Ex-soldier jailed for ignoring court orders

Ex-soldier jailed for ignoring court orders

Ex-soldier jailed for ignoring court orders

First published in News

A FORMER soldier who ran a security company despite being banned from being a director held his head in his hands as he was jailed for a year.

Geoffrey Tapsell, of Capesthorne Drive, Haydon Wick, was on a suspended sentence for ignoring the disqualifications when he carried on regardless running the businesses.

Now the 55-year-old father-of-two has been jailed after a judge told him he had failed to listen to what the courts had been telling him.

Michael Bartling, prosecuting, told Swindon Crown Court that Tapsell had been made subject of three orders which were all in force at the same time.

He said the first was imposed at Slough County Court in August 2007 after the collapse of his company Premier Services Security Ltd.

Despite the order being imposed within a few months he was operating as a director of GKT Group Ltd.

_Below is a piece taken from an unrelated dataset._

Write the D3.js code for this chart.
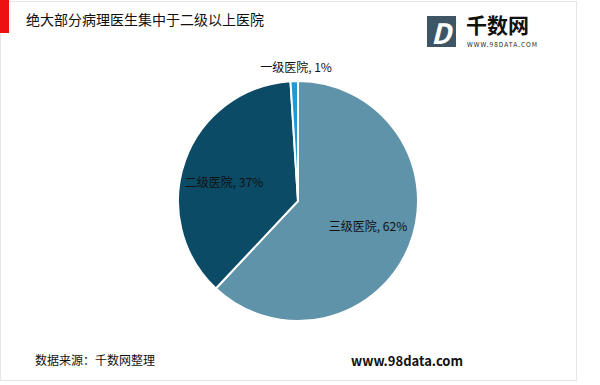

Mr Bartling said that firm was eventually wound up with debts of about £100,000, almost all to the tax man. Soon after Tapsell was involved in GKT Security Ltd, which the court heard was a banned name as it sounded too similar to the failed company.

In May 2010 the defendant appeared at Reading crown court for breaching the first disqualification order.

After admitting the offence he was given a 36-week jail term suspended for 18 months and another ban was imposed.

Mr Bartling said that between April 2009 and 2011 Tapsell received more than £63,000 from the businesses he owned and was illegally involved in running.

Tapsell pleaded guilty to running a company when he was disqualified and using a prohibited company name.

Rob Ross, defending, said that although his client had ignored the orders there was no suggestion that he had been involved in any fraud.

“Stripping it down, he has carried on trying to make a living. He has not been as careful as he should have been,” he said.

“I am not suggesting he has not done anything wrong, he is caught by the Act as though he is not a director he is involved in the running of the company.”

He said the initial disqualification came following a VAT bill which may not have been correct and is being looked into.

Regardless, he said his client should have abided by the orders and done what he is now doing and working as a long distance lorry driver.

He said he had served 22 years distinguished service in the army before leaving in 1995 and starting in the security business.

Jailing him Judge Euan Ambrose said: “One of the aspects of the mitigation in this case is that there has been no dishonesty in this case.

“I accept that but it is impossible to look at the facts of this case and came to the conclusion that you believe you are someone who believes that the rules do not apply to you.”